Transcribe everything in the data word for word. Pictures are left out.

■ **DATA EXCERPTS**
* * *

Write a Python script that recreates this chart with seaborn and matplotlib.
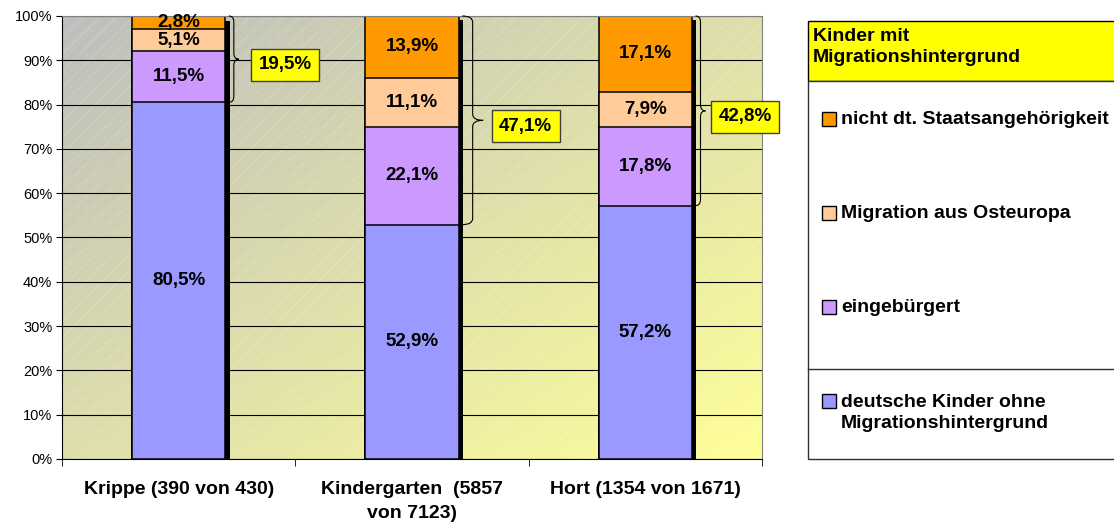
import numpy as np
import pandas as pd
import matplotlib
matplotlib.use("Agg")
import matplotlib.pyplot as plt
import matplotlib.patheffects as pe
from matplotlib.patches import Rectangle, PathPatch
from matplotlib.path import Path
import seaborn as sns

# Data
###############################################################################

categories = ['Krippe (390 von 430)',
              'Kindergarten  (5857\nvon 7123)',
              'Hort (1354 von 1671)']
groups = ['deutsche Kinder ohne\nMigrationshintergrund',
          'eingebürgert',
          'Migration aus Osteuropa',
          'nicht dt. Staatsangehörigkeit']
deutsche = [80.5, 52.9, 57.2]
eingebuergert = [11.5, 22.1, 17.8]
osteuropa = [5.1, 11.1, 7.9]
nicht_dt = [2.8, 13.9, 17.1]
legend_title = 'Kinder mit\nMigrationshintergrund'
yticks = [0, 10, 20, 30, 40, 50, 60, 70, 80, 90, 100]

colors = ['#9999ff', '#cc99ff', '#ffcc99', '#ff9900']

values = np.array([deutsche, eingebuergert, osteuropa, nicht_dt])
cum = values.cumsum(axis=0)
migration = 100 - np.array(deutsche)

df = pd.DataFrame({'Kategorie': np.tile(categories, len(groups)),
                   'Gruppe': np.repeat(groups, len(categories)),
                   'Wert': values.ravel(),
                   'Summe': cum.ravel()})

def pct(v):
    return f'{v:.1f}%'.replace('.', ',')

# Figure
###############################################################################

plt.rcParams['font.family'] = ['Liberation Sans', 'DejaVu Sans']
plt.rcParams['hatch.linewidth'] = 0.6
W, H = 1114, 522
fig = plt.figure(figsize=(W / 100, H / 100), dpi=100)
ax = fig.add_axes([62 / W, 63 / H, 700 / W, 443 / H])

# stacked bars: draw cumulative totals from top layer down
for i in range(len(groups) - 1, -1, -1):
    sub = df[df['Gruppe'] == groups[i]]
    sns.barplot(data=sub, x='Kategorie', y='Summe', order=categories,
                color=colors[i], saturation=1, errorbar=None,
                edgecolor='black', linewidth=1.1, width=0.4, ax=ax, zorder=2)
    if i == len(groups) - 1:
        for bar in ax.containers[-1]:
            bar.set_path_effects([pe.SimplePatchShadow(offset=(3, -3),
                                                       shadow_rgbFace='black',
                                                       alpha=1),
                                  pe.Normal()])

# segment labels
for i in range(len(groups)):
    for j in range(len(categories)):
        ax.text(j, cum[i, j] - values[i, j] / 2, pct(values[i, j]),
                ha='center', va='center', fontsize=13.5,
                fontweight='bold', zorder=5)

# braces with yellow boxes
px = 1 / 233.3          # one pixel in x data units
brace_w = [10, 21, 10]
box_gap = [20, 16, 13]
for j in range(len(categories)):
    x0 = j + 0.2 + 3.5 * px
    w = brace_w[j] * px
    y0, y1 = deutsche[j], 100
    ym = (y0 + y1) / 2
    r = 1.4
    xm = x0 + w / 2
    verts = [(x0, y1), (xm, y1), (xm, y1 - r),
             (xm, ym + r), (xm, ym), (x0 + w, ym),
             (xm, ym), (xm, ym - r),
             (xm, y0 + r), (xm, y0), (x0, y0)]
    codes = [Path.MOVETO, Path.CURVE3, Path.CURVE3,
             Path.LINETO, Path.CURVE3, Path.CURVE3,
             Path.CURVE3, Path.CURVE3,
             Path.LINETO, Path.CURVE3, Path.CURVE3]
    ax.add_patch(PathPatch(Path(verts, codes), fc='none', ec='black',
                           lw=0.8, zorder=4, clip_on=False))
    ax.text(x0 + w + box_gap[j] * px, ym - 1.3, pct(migration[j]),
            ha='left', va='center', fontsize=13.5, fontweight='bold',
            zorder=6, clip_on=False,
            bbox=dict(boxstyle='square,pad=0.4', fc='#ffff00',
                      ec='#404040', lw=1))

# gradient background with faint hatching
u = np.linspace(0, 1, 300)
U, V = np.meshgrid(u, u)
t = (U + V) / 2
c0 = np.array([190, 190, 190]) / 255
c1 = np.array([255, 255, 153]) / 255
img = c0 + t[..., None] * (c1 - c0)
ax.imshow(img, extent=(0, 1, 0, 1), transform=ax.transAxes,
          aspect='auto', origin='upper', zorder=0)
ax.add_patch(Rectangle((0, 0), 1, 1, transform=ax.transAxes,
                       fc='none', ec=(1, 1, 1, 0.22), hatch='//',
                       lw=0, zorder=0.2))

ax.set_xlim(-0.5, 2.5)
ax.set_ylim(0, 100)
ax.set_xlabel('')
ax.set_ylabel('')
ax.set_yticks(yticks)
ax.set_yticklabels([f'{v}%' for v in yticks])
ax.yaxis.grid(True, color='black', lw=0.8)
ax.set_axisbelow(True)
ax.tick_params(axis='y', length=4, labelsize=10.5, pad=3)
ax.set_xticks(range(len(categories)))
ax.set_xticklabels(categories, fontsize=14, fontweight='bold',
                   linespacing=1.5)
ax.tick_params(axis='x', which='major', length=0, pad=16)
ax.set_xticks([-0.5, 0.5, 1.5, 2.5], minor=True)
ax.tick_params(axis='x', which='minor', length=5)
for s in ['left', 'bottom']:
    ax.spines[s].set_color('black')
for s in ['top', 'right']:
    ax.spines[s].set_color('#808080')

# legend table
###############################################################################

lax = fig.add_axes([800 / W, 0, (W - 800) / W, 1])
lax.set_xlim(800, W)
lax.set_ylim(H, 0)
lax.axis('off')
lax.add_patch(Rectangle((808, 21), 330, 60, fc='#ffff00', ec='black', lw=1))
lax.add_patch(Rectangle((808, 81), 330, 378, fc='white', ec='#303030', lw=1))
lax.plot([808, 1140], [369, 369], color='#303030', lw=1)
lax.text(813, 47, legend_title, ha='left', va='center', fontsize=14,
         fontweight='bold', linespacing=1.25)
entry_y = [413, 307, 213, 119]
for i in range(len(groups)):
    sq_y = entry_y[i] if i else 401
    lax.add_patch(Rectangle((822, sq_y - 7), 14, 14, fc=colors[i],
                            ec='black', lw=1))
    lax.text(841, entry_y[i], groups[i], ha='left', va='center',
             fontsize=14, fontweight='bold', linespacing=1.25)

plt.savefig('out.png', dpi=100)
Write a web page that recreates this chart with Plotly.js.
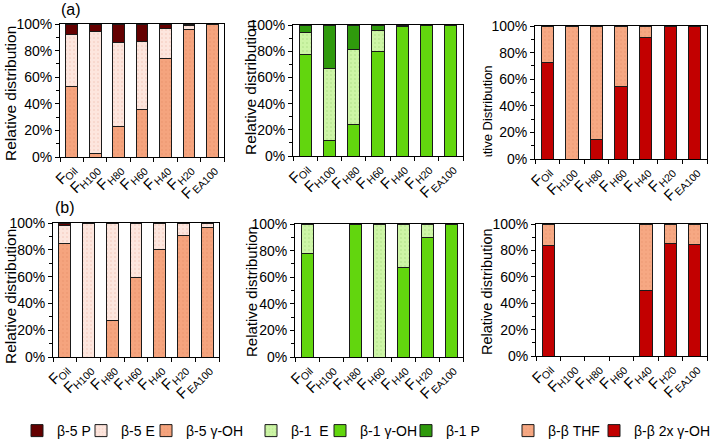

* * *

■ **WORKED SOLUTION**
Write a Python script that recreates this chart with seaborn and matplotlib.
import numpy as np
import pandas as pd
import matplotlib
matplotlib.use("Agg")
import matplotlib.pyplot as plt
import matplotlib.patheffects as pe
from matplotlib.patches import Rectangle, PathPatch
from matplotlib.path import Path
import seaborn as sns

# Data
###############################################################################

categories = ['Krippe (390 von 430)',
              'Kindergarten  (5857\nvon 7123)',
              'Hort (1354 von 1671)']
groups = ['deutsche Kinder ohne\nMigrationshintergrund',
          'eingebürgert',
          'Migration aus Osteuropa',
          'nicht dt. Staatsangehörigkeit']
deutsche = [80.5, 52.9, 57.2]
eingebuergert = [11.5, 22.1, 17.8]
osteuropa = [5.1, 11.1, 7.9]
nicht_dt = [2.8, 13.9, 17.1]
legend_title = 'Kinder mit\nMigrationshintergrund'
yticks = [0, 10, 20, 30, 40, 50, 60, 70, 80, 90, 100]

colors = ['#9999ff', '#cc99ff', '#ffcc99', '#ff9900']

values = np.array([deutsche, eingebuergert, osteuropa, nicht_dt])
cum = values.cumsum(axis=0)
migration = 100 - np.array(deutsche)

df = pd.DataFrame({'Kategorie': np.tile(categories, len(groups)),
                   'Gruppe': np.repeat(groups, len(categories)),
                   'Wert': values.ravel(),
                   'Summe': cum.ravel()})

def pct(v):
    return f'{v:.1f}%'.replace('.', ',')

# Figure
###############################################################################

plt.rcParams['font.family'] = ['Liberation Sans', 'DejaVu Sans']
plt.rcParams['hatch.linewidth'] = 0.6
W, H = 1114, 522
fig = plt.figure(figsize=(W / 100, H / 100), dpi=100)
ax = fig.add_axes([62 / W, 63 / H, 700 / W, 443 / H])

# stacked bars: draw cumulative totals from top layer down
for i in range(len(groups) - 1, -1, -1):
    sub = df[df['Gruppe'] == groups[i]]
    sns.barplot(data=sub, x='Kategorie', y='Summe', order=categories,
                color=colors[i], saturation=1, errorbar=None,
                edgecolor='black', linewidth=1.1, width=0.4, ax=ax, zorder=2)
    if i == len(groups) - 1:
        for bar in ax.containers[-1]:
            bar.set_path_effects([pe.SimplePatchShadow(offset=(3, -3),
                                                       shadow_rgbFace='black',
                                                       alpha=1),
                                  pe.Normal()])

# segment labels
for i in range(len(groups)):
    for j in range(len(categories)):
        ax.text(j, cum[i, j] - values[i, j] / 2, pct(values[i, j]),
                ha='center', va='center', fontsize=13.5,
                fontweight='bold', zorder=5)

# braces with yellow boxes
px = 1 / 233.3          # one pixel in x data units
brace_w = [10, 21, 10]
box_gap = [20, 16, 13]
for j in range(len(categories)):
    x0 = j + 0.2 + 3.5 * px
    w = brace_w[j] * px
    y0, y1 = deutsche[j], 100
    ym = (y0 + y1) / 2
    r = 1.4
    xm = x0 + w / 2
    verts = [(x0, y1), (xm, y1), (xm, y1 - r),
             (xm, ym + r), (xm, ym), (x0 + w, ym),
             (xm, ym), (xm, ym - r),
             (xm, y0 + r), (xm, y0), (x0, y0)]
    codes = [Path.MOVETO, Path.CURVE3, Path.CURVE3,
             Path.LINETO, Path.CURVE3, Path.CURVE3,
             Path.CURVE3, Path.CURVE3,
             Path.LINETO, Path.CURVE3, Path.CURVE3]
    ax.add_patch(PathPatch(Path(verts, codes), fc='none', ec='black',
                           lw=0.8, zorder=4, clip_on=False))
    ax.text(x0 + w + box_gap[j] * px, ym - 1.3, pct(migration[j]),
            ha='left', va='center', fontsize=13.5, fontweight='bold',
            zorder=6, clip_on=False,
            bbox=dict(boxstyle='square,pad=0.4', fc='#ffff00',
                      ec='#404040', lw=1))

# gradient background with faint hatching
u = np.linspace(0, 1, 300)
U, V = np.meshgrid(u, u)
t = (U + V) / 2
c0 = np.array([190, 190, 190]) / 255
c1 = np.array([255, 255, 153]) / 255
img = c0 + t[..., None] * (c1 - c0)
ax.imshow(img, extent=(0, 1, 0, 1), transform=ax.transAxes,
          aspect='auto', origin='upper', zorder=0)
ax.add_patch(Rectangle((0, 0), 1, 1, transform=ax.transAxes,
                       fc='none', ec=(1, 1, 1, 0.22), hatch='//',
                       lw=0, zorder=0.2))

ax.set_xlim(-0.5, 2.5)
ax.set_ylim(0, 100)
ax.set_xlabel('')
ax.set_ylabel('')
ax.set_yticks(yticks)
ax.set_yticklabels([f'{v}%' for v in yticks])
ax.yaxis.grid(True, color='black', lw=0.8)
ax.set_axisbelow(True)
ax.tick_params(axis='y', length=4, labelsize=10.5, pad=3)
ax.set_xticks(range(len(categories)))
ax.set_xticklabels(categories, fontsize=14, fontweight='bold',
                   linespacing=1.5)
ax.tick_params(axis='x', which='major', length=0, pad=16)
ax.set_xticks([-0.5, 0.5, 1.5, 2.5], minor=True)
ax.tick_params(axis='x', which='minor', length=5)
for s in ['left', 'bottom']:
    ax.spines[s].set_color('black')
for s in ['top', 'right']:
    ax.spines[s].set_color('#808080')

# legend table
###############################################################################

lax = fig.add_axes([800 / W, 0, (W - 800) / W, 1])
lax.set_xlim(800, W)
lax.set_ylim(H, 0)
lax.axis('off')
lax.add_patch(Rectangle((808, 21), 330, 60, fc='#ffff00', ec='black', lw=1))
lax.add_patch(Rectangle((808, 81), 330, 378, fc='white', ec='#303030', lw=1))
lax.plot([808, 1140], [369, 369], color='#303030', lw=1)
lax.text(813, 47, legend_title, ha='left', va='center', fontsize=14,
         fontweight='bold', linespacing=1.25)
entry_y = [413, 307, 213, 119]
for i in range(len(groups)):
    sq_y = entry_y[i] if i else 401
    lax.add_patch(Rectangle((822, sq_y - 7), 14, 14, fc=colors[i],
                            ec='black', lw=1))
    lax.text(841, entry_y[i], groups[i], ha='left', va='center',
             fontsize=14, fontweight='bold', linespacing=1.25)

plt.savefig('out.png', dpi=100)
Write a web page that recreates this chart with Plotly.js.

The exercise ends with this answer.